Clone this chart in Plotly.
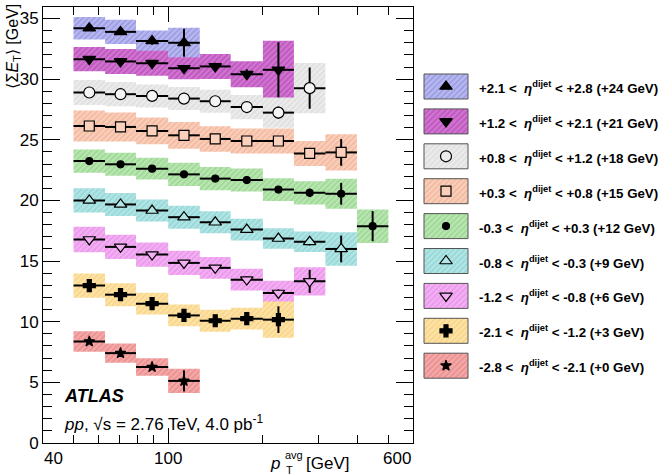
import math
import plotly.graph_objects as go

# ---------------- data ----------------
bin_edges = [50, 63, 79, 100, 126, 158, 200, 251, 316, 398, 501]

series_labels = [
    "+2.1 &lt;  <i>η</i><sup>dijet</sup> &lt; +2.8 (+24 GeV)",
    "+1.2 &lt;  <i>η</i><sup>dijet</sup> &lt; +2.1 (+21 GeV)",
    "+0.8 &lt;  <i>η</i><sup>dijet</sup> &lt; +1.2 (+18 GeV)",
    "+0.3 &lt;  <i>η</i><sup>dijet</sup> &lt; +0.8 (+15 GeV)",
    "-0.3 &lt;  <i>η</i><sup>dijet</sup> &lt; +0.3 (+12 GeV)",
    "-0.8 &lt;  <i>η</i><sup>dijet</sup> &lt; -0.3 (+9 GeV)",
    "-1.2 &lt;  <i>η</i><sup>dijet</sup> &lt; -0.8 (+6 GeV)",
    "-2.1 &lt;  <i>η</i><sup>dijet</sup> &lt; -1.2 (+3 GeV)",
    "-2.8 &lt;  <i>η</i><sup>dijet</sup> &lt; -2.1 (+0 GeV)",
]

# values (already shifted by the offset in the label)
y_a = [34.2, 33.9, 33.15, 33.0]
y_b = [31.65, 31.46, 31.32, 30.9, 31.05, 30.41, 30.77]
y_c = [28.9, 28.76, 28.62, 28.4, 28.18, 27.7, 27.24, 29.26]
y_d = [26.14, 26.06, 25.73, 25.37, 25.07, 24.9, 24.9, 23.88, 23.96]
y_e = [23.25, 22.98, 22.62, 22.15, 21.8, 21.68, 20.9, 20.63, 20.55, 17.88]
y_f = [20.0, 19.67, 19.17, 18.62, 18.2, 17.6, 16.86, 16.59, 16.0]
y_g = [16.78, 16.17, 15.54, 14.85, 14.44, 13.47, 12.37, 13.33]
y_h = [12.98, 12.23, 11.49, 10.52, 10.08, 10.25, 10.17]
y_i = [8.37, 7.41, 6.26, 5.12]

stat_a = [0.1, 0.15, 0.3, 1.15]
stat_b = [0.1, 0.1, 0.15, 0.25, 0.3, 0.4, 2.27]
stat_c = [0.1, 0.1, 0.1, 0.15, 0.2, 0.25, 0.5, 1.7]
stat_d = [0.1, 0.1, 0.1, 0.15, 0.2, 0.3, 0.35, 0.4, 1.1]
stat_e = [0.1, 0.1, 0.1, 0.1, 0.15, 0.2, 0.25, 0.35, 0.9, 1.24]
stat_f = [0.1, 0.1, 0.1, 0.15, 0.15, 0.2, 0.25, 0.3, 1.1]
stat_g = [0.1, 0.1, 0.1, 0.15, 0.2, 0.25, 0.3, 0.95]
stat_h = [0.2, 0.25, 0.25, 0.3, 0.3, 0.35, 1.1]
stat_i = [0.1, 0.1, 0.15, 0.87]

sys_a = [0.93, 1.0, 0.87, 1.24]
sys_b = [1.0, 1.03, 1.03, 0.9, 1.03, 1.07, 2.4]
sys_c = [1.03, 1.0, 0.95, 0.95, 0.95, 1.0, 1.24, 2.07]
sys_d = [1.27, 1.2, 1.1, 1.1, 1.05, 1.03, 1.03, 1.03, 1.5]
sys_e = [0.96, 0.95, 0.9, 0.95, 0.96, 0.95, 0.94, 0.96, 1.24, 1.38]
sys_f = [1.0, 0.95, 0.9, 0.95, 0.9, 0.9, 0.85, 0.85, 1.38]
sys_g = [1.05, 1.0, 1.0, 1.0, 0.9, 0.9, 1.0, 1.17]
sys_h = [1.0, 0.95, 0.9, 0.9, 0.9, 0.9, 1.5]
sys_i = [0.84, 0.8, 0.72, 1.0]

x_ticks = [40, 100, 600]
x_minor = [50, 60, 70, 80, 90, 200, 300, 400, 500]

# ---------------- styles ----------------
styles = [
    dict(symbol="triangle-up", size=11, mcolor="black", bg="#b9b9f0", fg="#7d7dd8"),
    dict(symbol="triangle-down", size=11, mcolor="black", bg="#d274d2", fg="#a83aa8"),
    dict(symbol="circle", size=11, mcolor="#f4f4f4", bg="#ececec", fg="#d2d2d2"),
    dict(symbol="square", size=10, mcolor="#fbd0bc", bg="#f9cfbb", fg="#eea282"),
    dict(symbol="circle", size=7, mcolor="black", bg="#b9e6b1", fg="#84c97a"),
    dict(symbol="triangle-up", size=11, mcolor="#b2e5e5", bg="#b2e5e5", fg="#7ccaca"),
    dict(symbol="triangle-down", size=11, mcolor="#f3b0f3", bg="#f3b0f3", fg="#e27fe2"),
    dict(symbol="cross", size=10, mcolor="black", bg="#fde3a8", fg="#f4c668"),
    dict(symbol="star", size=8, mcolor="black", bg="#f4aaaa", fg="#e27474"),
]

ys = [y_a, y_b, y_c, y_d, y_e, y_f, y_g, y_h, y_i]
stats = [stat_a, stat_b, stat_c, stat_d, stat_e, stat_f, stat_g, stat_h, stat_i]
syss = [sys_a, sys_b, sys_c, sys_d, sys_e, sys_f, sys_g, sys_h, sys_i]

fig = go.Figure()

# systematic boxes
for y, sy, st in zip(ys, syss, styles):
    bx, by = [], []
    for k, v in enumerate(y):
        lo, hi = bin_edges[k], bin_edges[k + 1]
        bx += [lo, hi, hi, lo, lo, None]
        by += [v - sy[k], v - sy[k], v + sy[k], v + sy[k], v - sy[k], None]
    fig.add_trace(go.Scatter(
        x=bx, y=by, mode="lines", fill="toself", line=dict(width=0),
        fillcolor=st["bg"],
        fillpattern=dict(shape="/", fgcolor=st["fg"], bgcolor=st["bg"], size=4, solidity=0.45),
        hoverinfo="skip", showlegend=False, xaxis="x", yaxis="y"))

# points with bin-width horizontal bars and statistical errors
for y, s, st in zip(ys, stats, styles):
    n = len(y)
    lo = bin_edges[:n]
    hi = bin_edges[1:n + 1]
    xc = [math.sqrt(a * b) for a, b in zip(lo, hi)]
    fig.add_trace(go.Scatter(
        x=xc, y=y, mode="markers",
        marker=dict(symbol=st["symbol"], size=st["size"], color=st["mcolor"],
                    line=dict(color="black", width=1.2)),
        error_x=dict(type="data", symmetric=False,
                     array=[b - c for b, c in zip(hi, xc)],
                     arrayminus=[c - a for a, c in zip(lo, xc)],
                     color="black", thickness=2, width=0),
        error_y=dict(type="data", array=s, color="black", thickness=2, width=0),
        showlegend=False, xaxis="x", yaxis="y"))

# ---------------- custom legend (second axis pair in pixel-like units) ----------------
row0, drow = 86.5, 34.9
for k, (lab, st) in enumerate(zip(series_labels, styles)):
    yc = row0 + k * drow
    fig.add_trace(go.Scatter(
        x=[424, 468, 468, 424, 424], y=[yc - 12.5, yc - 12.5, yc + 12.5, yc + 12.5, yc - 12.5],
        mode="lines", fill="toself", fillcolor=st["bg"],
        line=dict(color="#555555", width=1),
        fillpattern=dict(shape="/", fgcolor=st["fg"], bgcolor=st["bg"], size=4, solidity=0.45),
        hoverinfo="skip", showlegend=False, xaxis="x2", yaxis="y2"))
    fig.add_trace(go.Scatter(
        x=[446], y=[yc], mode="markers",
        marker=dict(symbol=st["symbol"], size=st["size"],
                    color=(st["bg"] if st["mcolor"] != "black" else "black"),
                    line=dict(color="black", width=1.2)),
        hoverinfo="skip", showlegend=False, xaxis="x2", yaxis="y2"))
    fig.add_annotation(x=477, y=yc + 1, xref="x2", yref="y2", text="<b>" + lab + "</b>",
                       showarrow=False, xanchor="left", yanchor="middle",
                       font=dict(size=13.3, color="black", family="Liberation Sans, Arial"))

main_w = 370 / 615.0
fig.update_layout(
    width=658, height=475, autosize=False,
    margin=dict(l=43, r=0, t=7, b=32, pad=0),
    paper_bgcolor="white", plot_bgcolor="white",
    font=dict(family="Liberation Sans, Arial", color="black", size=17),
    xaxis=dict(type="log", domain=[0, main_w], range=[math.log10(40), math.log10(600)],
               tickmode="array", tickvals=x_ticks, ticktext=["", "100", ""],
               ticks="inside", ticklen=15, tickwidth=1, tickcolor="black",
               showline=True, linecolor="black", linewidth=1, mirror="allticks",
               showgrid=False, zeroline=False,
               minor=dict(tickmode="array", tickvals=x_minor, ticks="inside",
                          ticklen=8, tickcolor="black", showgrid=False),
               tickfont=dict(size=17)),
    yaxis=dict(range=[0, 35.95], tickmode="linear", tick0=0, dtick=5,
               ticks="inside", ticklen=17, tickwidth=1, tickcolor="black",
               showline=True, linecolor="black", linewidth=1, mirror="allticks",
               showgrid=False, zeroline=False,
               minor=dict(dtick=1, ticks="inside", ticklen=9, tickcolor="black", showgrid=False),
               tickfont=dict(size=17)),
    xaxis2=dict(domain=[main_w, 1], range=[413, 658], visible=False, anchor="y2"),
    yaxis2=dict(domain=[0, 1], range=[443, 7], visible=False, anchor="x2"),
)

H = 436.0
W = 615.0
def px(xp):
    return (xp - 43) / W
def py(yp):
    return (443 - yp) / H

# edge tick labels, nudged inwards as in the reference
fig.add_annotation(x=math.log10(x_ticks[0]), y=py(458), xref="x", yref="paper",
                   text=str(x_ticks[0]), showarrow=False, xanchor="center", yanchor="middle",
                   xshift=10, font=dict(size=17))
fig.add_annotation(x=math.log10(x_ticks[-1]), y=py(458), xref="x", yref="paper",
                   text=str(x_ticks[-1]), showarrow=False, xanchor="center", yanchor="middle",
                   xshift=-16, font=dict(size=17))

# ATLAS label
fig.add_annotation(x=px(62), y=py(395.5), xref="paper", yref="paper",
                   text="<b><i>ATLAS</i></b>", showarrow=False,
                   xanchor="left", yanchor="middle", font=dict(size=18))
fig.add_annotation(x=px(62), y=py(423), xref="paper", yref="paper",
                   text="<i>pp</i>, √s = 2.76 TeV, 4.0 pb<sup>-1</sup>", showarrow=False,
                   xanchor="left", yanchor="middle", font=dict(size=17))

# y axis title
fig.add_annotation(x=px(13), y=py(2), xref="paper", yref="paper",
                   text="⟨Σ<i>E</i><sub>T</sub>⟩ [GeV]", textangle=-90, showarrow=False,
                   xanchor="center", yanchor="top", font=dict(size=16))

# x axis title (stacked sub/superscript built from pieces)
fig.add_annotation(x=px(282), y=py(463), xref="paper", yref="paper",
                   text="<i>p</i>", showarrow=False, xanchor="right", yanchor="middle",
                   font=dict(size=17))
fig.add_annotation(x=px(283), y=py(455), xref="paper", yref="paper",
                   text="avg", showarrow=False, xanchor="left", yanchor="middle",
                   font=dict(size=11))
fig.add_annotation(x=px(284), y=py(470), xref="paper", yref="paper",
                   text="T", showarrow=False, xanchor="left", yanchor="middle",
                   font=dict(size=11))
fig.add_annotation(x=px(351), y=py(463), xref="paper", yref="paper",
                   text="[GeV]", showarrow=False, xanchor="right", yanchor="middle",
                   font=dict(size=17))

fig.write_html(
    "out.html",
    config={"responsive": False, "displayModeBar": False},
    post_script="document.documentElement.style.overflow='hidden';"
                "document.body.style.overflow='hidden';document.body.style.margin='0';",
)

• • • •

• _Task goal_:
Print, exactly as written, the lines above from the first one to the one containing "stat_i = [0.1, 0.1, 0.15, 0.87]". Leave out pictures.

• _Final answer_:
Clone this chart in Plotly.
import math
import plotly.graph_objects as go

# ---------------- data ----------------
bin_edges = [50, 63, 79, 100, 126, 158, 200, 251, 316, 398, 501]

series_labels = [
    "+2.1 &lt;  <i>η</i><sup>dijet</sup> &lt; +2.8 (+24 GeV)",
    "+1.2 &lt;  <i>η</i><sup>dijet</sup> &lt; +2.1 (+21 GeV)",
    "+0.8 &lt;  <i>η</i><sup>dijet</sup> &lt; +1.2 (+18 GeV)",
    "+0.3 &lt;  <i>η</i><sup>dijet</sup> &lt; +0.8 (+15 GeV)",
    "-0.3 &lt;  <i>η</i><sup>dijet</sup> &lt; +0.3 (+12 GeV)",
    "-0.8 &lt;  <i>η</i><sup>dijet</sup> &lt; -0.3 (+9 GeV)",
    "-1.2 &lt;  <i>η</i><sup>dijet</sup> &lt; -0.8 (+6 GeV)",
    "-2.1 &lt;  <i>η</i><sup>dijet</sup> &lt; -1.2 (+3 GeV)",
    "-2.8 &lt;  <i>η</i><sup>dijet</sup> &lt; -2.1 (+0 GeV)",
]

# values (already shifted by the offset in the label)
y_a = [34.2, 33.9, 33.15, 33.0]
y_b = [31.65, 31.46, 31.32, 30.9, 31.05, 30.41, 30.77]
y_c = [28.9, 28.76, 28.62, 28.4, 28.18, 27.7, 27.24, 29.26]
y_d = [26.14, 26.06, 25.73, 25.37, 25.07, 24.9, 24.9, 23.88, 23.96]
y_e = [23.25, 22.98, 22.62, 22.15, 21.8, 21.68, 20.9, 20.63, 20.55, 17.88]
y_f = [20.0, 19.67, 19.17, 18.62, 18.2, 17.6, 16.86, 16.59, 16.0]
y_g = [16.78, 16.17, 15.54, 14.85, 14.44, 13.47, 12.37, 13.33]
y_h = [12.98, 12.23, 11.49, 10.52, 10.08, 10.25, 10.17]
y_i = [8.37, 7.41, 6.26, 5.12]

stat_a = [0.1, 0.15, 0.3, 1.15]
stat_b = [0.1, 0.1, 0.15, 0.25, 0.3, 0.4, 2.27]
stat_c = [0.1, 0.1, 0.1, 0.15, 0.2, 0.25, 0.5, 1.7]
stat_d = [0.1, 0.1, 0.1, 0.15, 0.2, 0.3, 0.35, 0.4, 1.1]
stat_e = [0.1, 0.1, 0.1, 0.1, 0.15, 0.2, 0.25, 0.35, 0.9, 1.24]
stat_f = [0.1, 0.1, 0.1, 0.15, 0.15, 0.2, 0.25, 0.3, 1.1]
stat_g = [0.1, 0.1, 0.1, 0.15, 0.2, 0.25, 0.3, 0.95]
stat_h = [0.2, 0.25, 0.25, 0.3, 0.3, 0.35, 1.1]
stat_i = [0.1, 0.1, 0.15, 0.87]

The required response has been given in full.